> **Data block**

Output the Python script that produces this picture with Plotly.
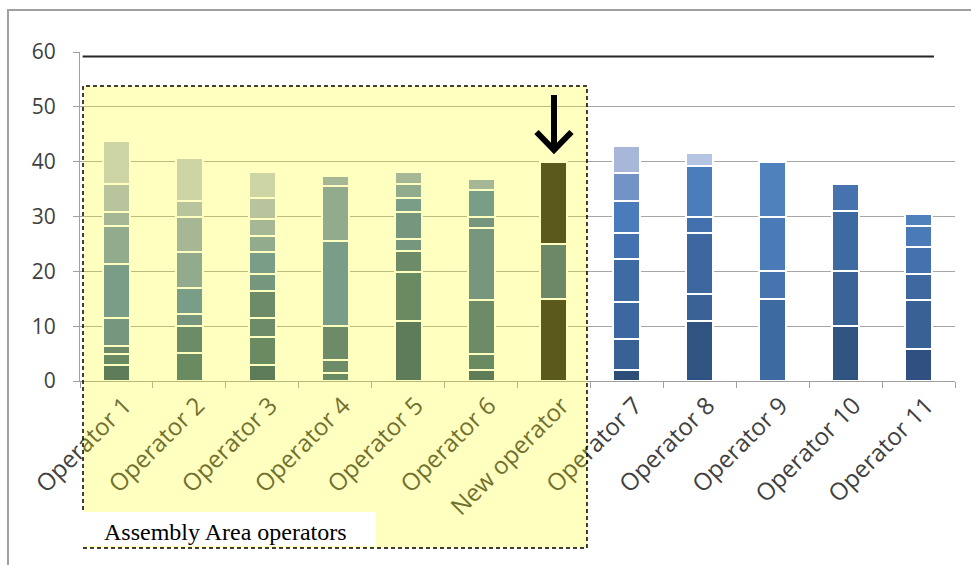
import plotly.graph_objects as go

categories = ["Operator 1", "Operator 2", "Operator 3", "Operator 4", "Operator 5",
              "Operator 6", "New operator", "Operator 7", "Operator 8", "Operator 9",
              "Operator 10", "Operator 11"]

# stacked segment values for each operator (bottom to top)
op1 = [2.9, 2.1, 1.4, 5.1, 9.9, 6.8, 2.7, 5.1, 7.8]
op2 = [5.1, 5.0, 2.2, 4.7, 6.5, 6.5, 2.9, 7.8]
op3 = [3.0, 5.0, 3.5, 5.0, 3.0, 4.0, 3.0, 3.0, 3.8, 4.8]
op4 = [1.4, 2.5, 6.1, 15.5, 10.0, 1.8]
op5 = [11.0, 8.9, 3.8, 2.2, 4.9, 2.5, 2.7, 2.2]
op6 = [2.0, 2.9, 9.8, 13.2, 2.0, 5.0, 1.9]
new_op = [15, 10, 15]
op7 = [2.0, 5.6, 6.8, 7.9, 4.7, 5.8, 5.1, 4.9]
op8 = [11.0, 4.9, 11.1, 2.9, 9.4, 2.3]
op9 = [15, 5, 10, 10]
op10 = [10, 10, 11, 5]
op11 = [5.8, 8.9, 4.8, 5.0, 3.7, 2.3]
segments = [op1, op2, op3, op4, op5, op6, new_op, op7, op8, op9, op10, op11]

y_ticks = [0, 10, 20, 30, 40, 50, 60]
box_label = "Assembly Area operators"

# segment colours (style)
D1, D2, D3 = "#295175", "#386383", "#3D6588"
T1, T2 = "#4875A9", "#4D7DB5"
L1, L2, L3, L4 = "#6F8FBC", "#889FC7", "#A0B0D0", "#BCC7DB"
colors = [
    [D1, D2, D3, T1, T2, L1, L2, L3, L4],
    [D2, D3, T1, T2, L1, L2, L3, L4],
    [D1, D2, D3, D3, T1, T2, L1, L2, L3, L4],
    [D2, D3, D3, T2, L1, L2],
    [D1, D2, D3, T1, T1, T2, L1, L2],
    [D1, D2, D3, T1, T1, T2, L2],
    ["#252326", "#3D6188", "#252326"],
    ["#2E4E7A", "#3A6196", "#3D67A0", "#3F6BA4", "#4472B0", "#4A7BBB", "#7392C6", "#A6B7D9"],
    ["#2F5482", "#3A6296", "#3D679E", "#4170AC", "#4B7DBB", "#B4C5E3"],
    ["#3E6AA2", "#4674AE", "#4A7AB8", "#4F81BD"],
    ["#2F5482", "#3A6398", "#3E6AA2", "#4672AE"],
    ["#2F5080", "#3A6196", "#3F68A0", "#4571AD", "#4A7AB8", "#4F81BD"],
]

fig = go.Figure()
max_levels = max(len(s) for s in segments)
for k in range(max_levels):
    ys = [s[k] if k < len(s) else None for s in segments]
    cs = [c[k] if k < len(c) else "#ffffff" for c in colors]
    fig.add_trace(go.Bar(
        x=categories, y=ys,
        marker=dict(color=cs, line=dict(color="white", width=2)),
        showlegend=False, hoverinfo="skip",
    ))

font_family = "Open Sans, Liberation Sans, sans-serif"
fig.update_layout(
    width=971, height=565,
    margin=dict(l=80, r=16, t=52, b=184),
    barmode="stack", bargap=0.63,
    paper_bgcolor="white", plot_bgcolor="white",
    font=dict(family=font_family, color="#404040"),
    xaxis=dict(
        type="category", tickangle=-45, tickson="boundaries",
        ticks="outside", ticklen=6, tickcolor="#A0A0A0",
        showline=True, linecolor="#A0A0A0", linewidth=1,
        showgrid=False, tickfont=dict(size=24, color="#404040"),
        ticklabelshift=8,
    ),
    yaxis=dict(
        range=[0, 60], tickvals=y_ticks, ticks="outside", ticklen=6,
        tickcolor="#A0A0A0", showline=True, linecolor="#A0A0A0", linewidth=1,
        showgrid=True, gridcolor="#A6A6A6", gridwidth=1, zeroline=False,
        tickfont=dict(size=21, color="#404040"), ticklabelstandoff=13,
    ),
)

shapes = []
# dark reference line near top
shapes.append(dict(type="line", xref="paper", yref="y", x0=0.003, x1=0.976, y0=59.2, y1=59.2,
                   line=dict(color="#262626", width=2), layer="above"))
# translucent yellow highlight
shapes.append(dict(type="rect", xref="paper", yref="paper", x0=0.00343, x1=0.5794, y0=-0.5076, y1=0.8967,
                   fillcolor="rgba(255,255,0,0.25)", line=dict(width=0), layer="above"))
# arrow pointing at new operator
shapes.append(dict(type="path", xref="paper", yref="paper",
                   path="M 0.5417,0.8693 L 0.5417,0.71 M 0.5217,0.7568 L 0.5417,0.7021 L 0.5617,0.7568",
                   line=dict(color="black", width=6), layer="above"))
# dashed border
shapes.append(dict(type="rect", xref="paper", yref="paper", x0=0.00343, x1=0.5794, y0=-0.5076, y1=0.8967,
                   fillcolor="rgba(0,0,0,0)", line=dict(color="black", width=1.5, dash="4px,3px"), layer="above"))
# white label box
shapes.append(dict(type="rect", xref="paper", yref="paper", x0=0.0011, x1=0.3383, y0=-0.5015, y1=-0.3982,
                   fillcolor="white", line=dict(width=0), layer="above"))
# outer chart border
shapes.append(dict(type="rect", xref="paper", yref="paper", x0=-0.0823, x1=1.06, y0=-0.62, y1=1.1277,
                   fillcolor="rgba(0,0,0,0)", line=dict(color="#A0A0A0", width=2), layer="above"))
fig.update_layout(shapes=shapes)

fig.add_annotation(xref="paper", yref="paper", x=0.0251, y=-0.4590, xanchor="left", yanchor="middle",
                   text=box_label, showarrow=False,
                   font=dict(family="Liberation Serif, Times New Roman, serif", size=24, color="black"))

fig.write_html("out.html")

> **Job**
Reproduce every line exactly and omit all pictures.

> **Right answer**
Output the Python script that produces this picture with Plotly.
import plotly.graph_objects as go

categories = ["Operator 1", "Operator 2", "Operator 3", "Operator 4", "Operator 5",
              "Operator 6", "New operator", "Operator 7", "Operator 8", "Operator 9",
              "Operator 10", "Operator 11"]

# stacked segment values for each operator (bottom to top)
op1 = [2.9, 2.1, 1.4, 5.1, 9.9, 6.8, 2.7, 5.1, 7.8]
op2 = [5.1, 5.0, 2.2, 4.7, 6.5, 6.5, 2.9, 7.8]
op3 = [3.0, 5.0, 3.5, 5.0, 3.0, 4.0, 3.0, 3.0, 3.8, 4.8]
op4 = [1.4, 2.5, 6.1, 15.5, 10.0, 1.8]
op5 = [11.0, 8.9, 3.8, 2.2, 4.9, 2.5, 2.7, 2.2]
op6 = [2.0, 2.9, 9.8, 13.2, 2.0, 5.0, 1.9]
new_op = [15, 10, 15]
op7 = [2.0, 5.6, 6.8, 7.9, 4.7, 5.8, 5.1, 4.9]
op8 = [11.0, 4.9, 11.1, 2.9, 9.4, 2.3]
op9 = [15, 5, 10, 10]
op10 = [10, 10, 11, 5]
op11 = [5.8, 8.9, 4.8, 5.0, 3.7, 2.3]
segments = [op1, op2, op3, op4, op5, op6, new_op, op7, op8, op9, op10, op11]

y_ticks = [0, 10, 20, 30, 40, 50, 60]
box_label = "Assembly Area operators"

# segment colours (style)
D1, D2, D3 = "#295175", "#386383", "#3D6588"
T1, T2 = "#4875A9", "#4D7DB5"
L1, L2, L3, L4 = "#6F8FBC", "#889FC7", "#A0B0D0", "#BCC7DB"
colors = [
    [D1, D2, D3, T1, T2, L1, L2, L3, L4],
    [D2, D3, T1, T2, L1, L2, L3, L4],
    [D1, D2, D3, D3, T1, T2, L1, L2, L3, L4],
    [D2, D3, D3, T2, L1, L2],
    [D1, D2, D3, T1, T1, T2, L1, L2],
    [D1, D2, D3, T1, T1, T2, L2],
    ["#252326", "#3D6188", "#252326"],
    ["#2E4E7A", "#3A6196", "#3D67A0", "#3F6BA4", "#4472B0", "#4A7BBB", "#7392C6", "#A6B7D9"],
    ["#2F5482", "#3A6296", "#3D679E", "#4170AC", "#4B7DBB", "#B4C5E3"],
    ["#3E6AA2", "#4674AE", "#4A7AB8", "#4F81BD"],
    ["#2F5482", "#3A6398", "#3E6AA2", "#4672AE"],
    ["#2F5080", "#3A6196", "#3F68A0", "#4571AD", "#4A7AB8", "#4F81BD"],
]

fig = go.Figure()
max_levels = max(len(s) for s in segments)
for k in range(max_levels):
    ys = [s[k] if k < len(s) else None for s in segments]
    cs = [c[k] if k < len(c) else "#ffffff" for c in colors]
    fig.add_trace(go.Bar(
        x=categories, y=ys,
        marker=dict(color=cs, line=dict(color="white", width=2)),
        showlegend=False, hoverinfo="skip",
    ))

font_family = "Open Sans, Liberation Sans, sans-serif"
fig.update_layout(
    width=971, height=565,
    margin=dict(l=80, r=16, t=52, b=184),
    barmode="stack", bargap=0.63,
    paper_bgcolor="white", plot_bgcolor="white",
    font=dict(family=font_family, color="#404040"),
    xaxis=dict(
        type="category", tickangle=-45, tickson="boundaries",
        ticks="outside", ticklen=6, tickcolor="#A0A0A0",
        showline=True, linecolor="#A0A0A0", linewidth=1,
        showgrid=False, tickfont=dict(size=24, color="#404040"),
        ticklabelshift=8,
    ),
    yaxis=dict(
        range=[0, 60], tickvals=y_ticks, ticks="outside", ticklen=6,
        tickcolor="#A0A0A0", showline=True, linecolor="#A0A0A0", linewidth=1,
        showgrid=True, gridcolor="#A6A6A6", gridwidth=1, zeroline=False,
        tickfont=dict(size=21, color="#404040"), ticklabelstandoff=13,
    ),
)

shapes = []
# dark reference line near top
shapes.append(dict(type="line", xref="paper", yref="y", x0=0.003, x1=0.976, y0=59.2, y1=59.2,
                   line=dict(color="#262626", width=2), layer="above"))
# translucent yellow highlight
shapes.append(dict(type="rect", xref="paper", yref="paper", x0=0.00343, x1=0.5794, y0=-0.5076, y1=0.8967,
                   fillcolor="rgba(255,255,0,0.25)", line=dict(width=0), layer="above"))
# arrow pointing at new operator
shapes.append(dict(type="path", xref="paper", yref="paper",
                   path="M 0.5417,0.8693 L 0.5417,0.71 M 0.5217,0.7568 L 0.5417,0.7021 L 0.5617,0.7568",
                   line=dict(color="black", width=6), layer="above"))
# dashed border
shapes.append(dict(type="rect", xref="paper", yref="paper", x0=0.00343, x1=0.5794, y0=-0.5076, y1=0.8967,
                   fillcolor="rgba(0,0,0,0)", line=dict(color="black", width=1.5, dash="4px,3px"), layer="above"))
# white label box
shapes.append(dict(type="rect", xref="paper", yref="paper", x0=0.0011, x1=0.3383, y0=-0.5015, y1=-0.3982,
                   fillcolor="white", line=dict(width=0), layer="above"))
# outer chart border
shapes.append(dict(type="rect", xref="paper", yref="paper", x0=-0.0823, x1=1.06, y0=-0.62, y1=1.1277,
                   fillcolor="rgba(0,0,0,0)", line=dict(color="#A0A0A0", width=2), layer="above"))
fig.update_layout(shapes=shapes)

fig.add_annotation(xref="paper", yref="paper", x=0.0251, y=-0.4590, xanchor="left", yanchor="middle",
                   text=box_label, showarrow=False,
                   font=dict(family="Liberation Serif, Times New Roman, serif", size=24, color="black"))

fig.write_html("out.html")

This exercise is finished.